Question:
I was going through the user guide for the Census and I was a bit unclear whether I could calculate 95% confidence intervals (e.g. poisson approximation or gamma-distribution) on the age-standardized weighted proportions (of visible minority groups) simply through my direct age-standardization algorithm or if there are other considerations (e.g. variables WT1 through WT8).
Answer:
We received the following response from subject matter:
Poisson, gamma or other distributional assumptions are typically used for model based inference from data that is not sourced from surveys. It assumes that the event of interest is a random process following the hypothesized distribution and that your data is one realization from this random process. This assumption gives you a tool to derive a model based variance and confidence intervals. It is preferable to use a design-based method in the context of complex survey design data where the characteristic(event) is fixed for all units in the population of interest but the random error between the sample estimate and the true population parameter is due to the random sampling.

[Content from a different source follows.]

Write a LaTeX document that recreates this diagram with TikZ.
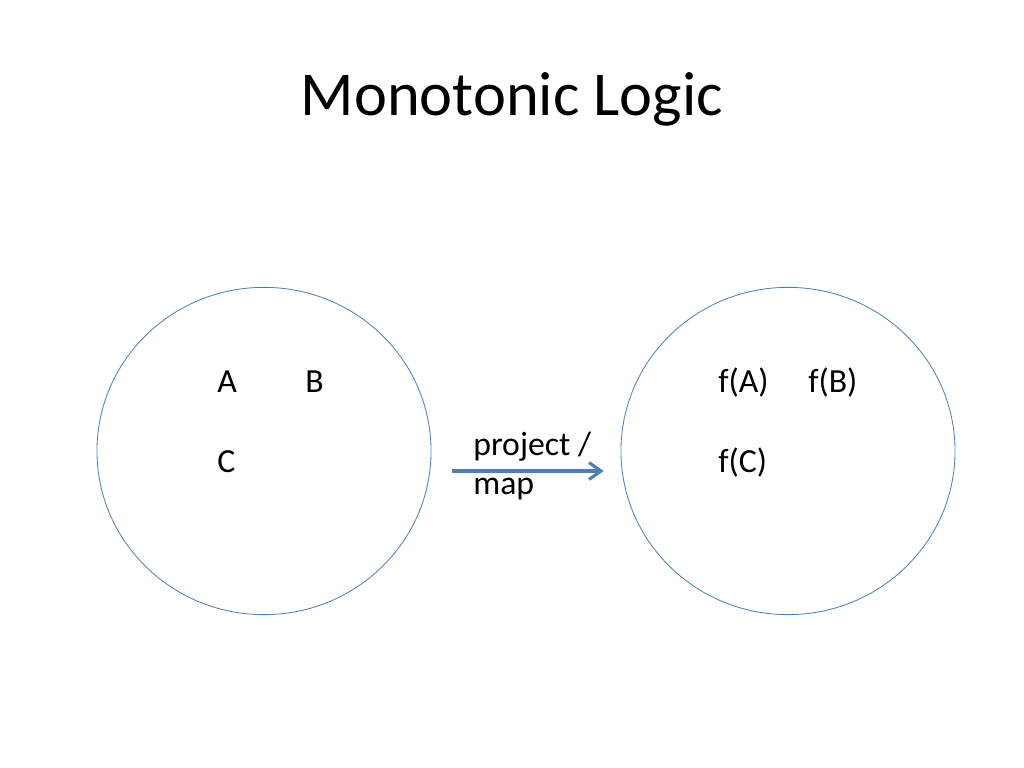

For standardized estimates from complex surveys, you need to account for the survey design information in the estimation of the variance. For the 2006 PUMF data file, the steps to do so are described in Chapter 3, section C.2 "Estimation of the sampling variability".
Specifically for the 2006 Census PUMF, you would compute 8 age-standardized estimates, once using each weight variable (step 1) and continue through to step 6.
The method depicted there provides you with 95% Wald confidence interval. It's the method most commonly used for convenience but it rests upon some assumptions, namely that the distribution of the estimator is normal which tends to be inappropriate for very small proportions on smaller domains of estimation. I assume it is less likely to affect you since standardization generally commends larger estimation domains.